6. Thus we have shown that there exists that which in the strictest sense possesses self-knowing.

This self-knowing agent, perfect in the Intellectual-Principle, is modified in the Soul.

The difference is that, while the soul knows itself as within something else, the Intellectual-Principle knows itself as self-depending, knows all its nature and character, and knows by right of its own being and by simple introversion. When it looks upon the authentic existences it is looking upon itself; its vision as its effective existence, and this efficacy is itself since the Intellectual-Principle and the Intellectual Act are one: this is an integral seeing itself by its entire being, not a part seeing by a part.

But has our discussion issued in an Intellectual-Principle having a persuasive activity [furnishing us with probability]?

No: it brings compulsion not persuasion; compulsion belongs to the Intellectual-Principle, persuasion to the soul or mind, and we seem to desire to be persuaded rather than to see the truth in the pure intellect.

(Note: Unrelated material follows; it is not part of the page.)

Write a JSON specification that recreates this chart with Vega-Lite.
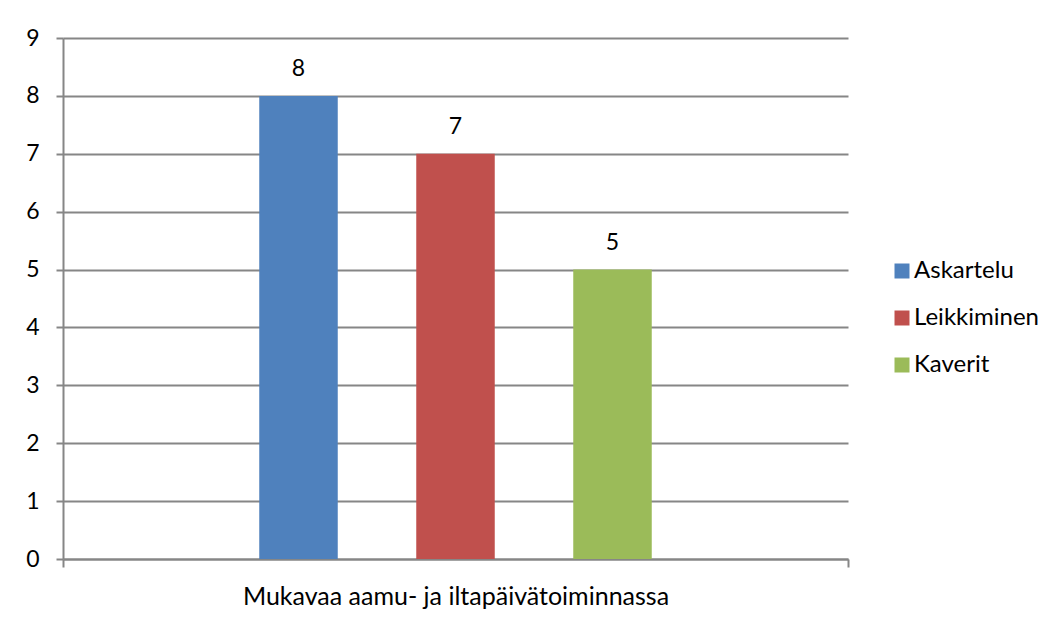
{
  "$schema": "https://vega.github.io/schema/vega-lite/v6.json",
  "width": 785,
  "height": 521,
  "autosize": {"type": "none"},
  "padding": {"left": 63, "top": 38, "right": 212, "bottom": 62},
  "background": "white",
  "data": {"values": [
    {"cat": "Mukavaa aamu- ja iltapäivätoiminnassa", "series": "Askartelu", "value": 8},
    {"cat": "Mukavaa aamu- ja iltapäivätoiminnassa", "series": "Leikkiminen", "value": 7},
    {"cat": "Mukavaa aamu- ja iltapäivätoiminnassa", "series": "Kaverit", "value": 5}
  ]},
  "encoding": {
    "x": {"field": "cat", "type": "nominal", "title": null,
      "scale": {"paddingInner": 0, "paddingOuter": 0},
      "axis": {"labelAngle": 0, "labelFontSize": 25, "labelFont": "Lato", "labelColor": "#000000", "labelPadding": 17, "labelLimit": 0,
        "tickBand": "extent", "tickSize": 8, "tickColor": "#868686", "domainColor": "#868686", "domainWidth": 2, "tickWidth": 2}},
    "xOffset": {"field": "series", "type": "nominal", "sort": ["Askartelu", "Leikkiminen", "Kaverit"],
      "scale": {"range": [157, 628], "paddingInner": 0.5, "paddingOuter": 0.25}},
    "y": {"field": "value", "type": "quantitative", "title": null,
      "scale": {"domain": [0, 9]},
      "axis": {"values": [0,1,2,3,4,5,6,7,8,9], "labelFontSize": 23, "labelFont": "Lato", "labelColor": "#000000",
        "labelPadding": 17, "tickSize": 7, "tickColor": "#868686", "tickWidth": 2, "domainColor": "#868686", "domainWidth": 2,
        "gridColor": "#868686", "gridWidth": 2}}
  },
  "layer": [
    {"mark": {"type": "bar"},
      "encoding": {
        "color": {"field": "series", "type": "nominal", "sort": ["Askartelu", "Leikkiminen", "Kaverit"],
          "scale": {"domain": ["Askartelu", "Leikkiminen", "Kaverit"], "range": ["#4F81BD", "#C0504D", "#9BBB59"]},
          "legend": {"title": null, "orient": "none", "legendX": 827, "legendY": 221, "symbolType": "square",
            "symbolSize": 225, "symbolStrokeWidth": 0, "labelFontSize": 24, "labelFont": "Lato", "labelColor": "#000000",
            "rowPadding": 23, "labelOffset": 0}
        }
      }},
    {"mark": {"type": "text", "dy": -27, "fontSize": 23, "font": "Lato", "color": "#000000"},
      "encoding": {"text": {"field": "value", "type": "quantitative"}}}
  ],
  "config": {"view": {"stroke": null}}
}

As long as we were Above, collected within the Intellectual nature, we were satisfied; we were held in the intellectual act; we had vision because we drew all into unity - for the thinker in us was the Intellectual-Principle telling us of itself - and the soul or mind was motionless, assenting to that act of its prior. But now that we are once more here - living in the secondary, the soul - we seek for persuasive probabilities: it is through the image we desire to know the archetype.

Our way is to teach our soul how the Intellectual-Principle exercises self-vision; the phase thus to be taught is that which already touches the intellective order, that which we call the understanding or intelligent soul, indicating by the very name that it is already of itself in some degree an Intellectual-Principle or that it holds its peculiar power through and from that Principle. This phase must be brought to understand by what means it has knowledge of the thing it sees and warrant for what it affirms: if it became what it affirms, it would by that fact possess self-knowing. All its vision and affirmation being in the Supreme or deriving from it - There where itself also is - it will possess self-knowledge by its right as a Reason-Principle, claiming its kin and bringing all into accord with the divine imprint upon it.

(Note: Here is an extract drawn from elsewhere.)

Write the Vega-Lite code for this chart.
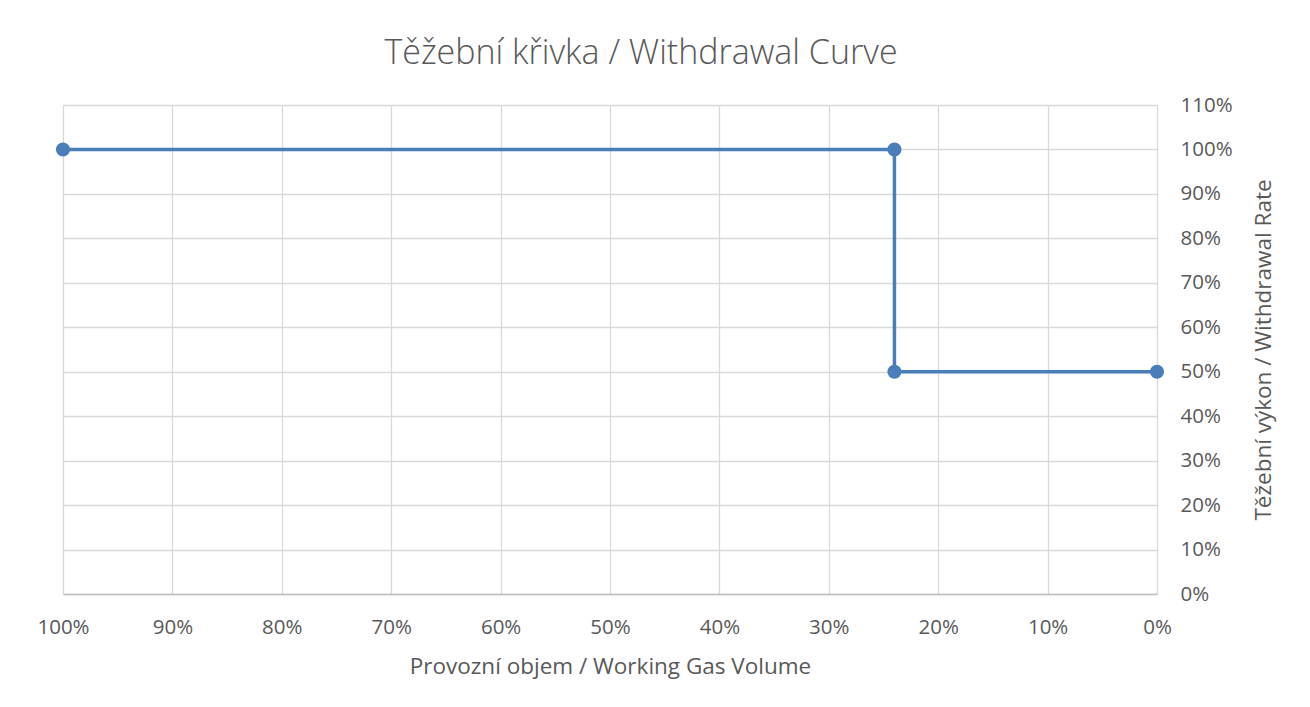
{
  "$schema": "https://vega.github.io/schema/vega-lite/v6.json",
  "width": 1094,
  "height": 489,
  "autosize": "none",
  "padding": {"left": 63, "top": 105, "right": 153, "bottom": 113},
  "background": "white",
  "title": {
    "text": "Těžební křivka / Withdrawal Curve",
    "font": "Open Sans",
    "fontSize": 34,
    "fontWeight": 300,
    "color": "#595959",
    "anchor": "middle",
    "dx": 31,
    "baseline": "alphabetic",
    "offset": -3
  },
  "config": {
    "view": {"stroke": null},
    "font": "Open Sans"
  },
  "data": {
    "values": [
      {"order": 1, "volume": 1.0, "rate": 1.0},
      {"order": 2, "volume": 0.24, "rate": 1.0},
      {"order": 3, "volume": 0.24, "rate": 0.5},
      {"order": 4, "volume": 0.0, "rate": 0.5}
    ]
  },
  "mark": {"type": "line", "color": "#4A7EBB", "strokeWidth": 3.5, "point": {"filled": true, "size": 200, "color": "#4A7EBB", "opacity": 1}},
  "encoding": {
    "order": {"field": "order", "type": "quantitative"},
    "x": {
      "field": "volume",
      "type": "quantitative",
      "scale": {"domain": [0, 1], "reverse": true, "nice": false, "zero": false},
      "axis": {
        "title": "Provozní objem / Working Gas Volume",
        "values": [0, 0.1, 0.2, 0.3, 0.4, 0.5, 0.6, 0.7, 0.8, 0.9, 1],
        "format": ".0%",
        "grid": true,
        "gridColor": "#D9D9D9",
        "gridWidth": 1.3,
        "domainColor": "#BFBFBF",
        "domainWidth": 1.3,
        "ticks": false,
        "tickSize": 0,
        "labelPadding": 23,
        "labelFont": "Open Sans",
        "labelFontSize": 20.5,
        "labelColor": "#595959",
        "labelFlush": false,
        "labelOverlap": false,
        "titleFont": "Open Sans",
        "titleFontSize": 22.5,
        "titleFontWeight": "normal",
        "titleColor": "#595959",
        "titleBaseline": "alphabetic",
        "titleY": 79
      }
    },
    "y": {
      "field": "rate",
      "type": "quantitative",
      "scale": {"domain": [0, 1.1], "nice": false},
      "axis": {
        "orient": "right",
        "title": "Těžební výkon / Withdrawal Rate",
        "values": [0, 0.1, 0.2, 0.3, 0.4, 0.5, 0.6, 0.7, 0.8, 0.9, 1.0, 1.1],
        "format": ".0%",
        "grid": true,
        "gridColor": "#D9D9D9",
        "gridWidth": 1.3,
        "domain": false,
        "ticks": false,
        "tickSize": 0,
        "labelPadding": 23,
        "labelFont": "Open Sans",
        "labelFontSize": 20.5,
        "labelColor": "#595959",
        "labelFlush": false,
        "labelOverlap": false,
        "titleFont": "Open Sans",
        "titleFontSize": 22.5,
        "titleFontWeight": "normal",
        "titleColor": "#595959",
        "titleAngle": 270,
        "titleBaseline": "alphabetic",
        "titleAlign": "center",
        "titleX": 113,
        "titleY": 244.5
      }
    }
  }
}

The soul therefore [to attain self-knowledge] has only to set this image [that is to say, its highest phase] alongside the veritable Intellectual-Principle which we have found to be identical with the truths constituting the objects of intellection, the world of Primals and Reality: for this Intellectual-Principle, by very definition, cannot be outside of itself, the Intellectual Reality: self-gathered and unalloyed, it is Intellectual-Principle through all the range of its being - for unintelligent intelligence is not possible - and thus it possesses of necessity self-knowing, as a being immanent to itself and one having for function and essence to be purely and solely Intellectual-Principle. This is no doer; the doer, not self-intent but looking outward, will have knowledge, in some kind, of the external, but, if wholly of this practical order, need have no self-knowledge; where, on the contrary, there is no action - and of course the pure Intellectual-Principle cannot be straining after any absent good - the intention can be only towards the self; at once self-knowing becomes not merely plausible but inevitable; what else could living signify in a being immune from action and existing in Intellect?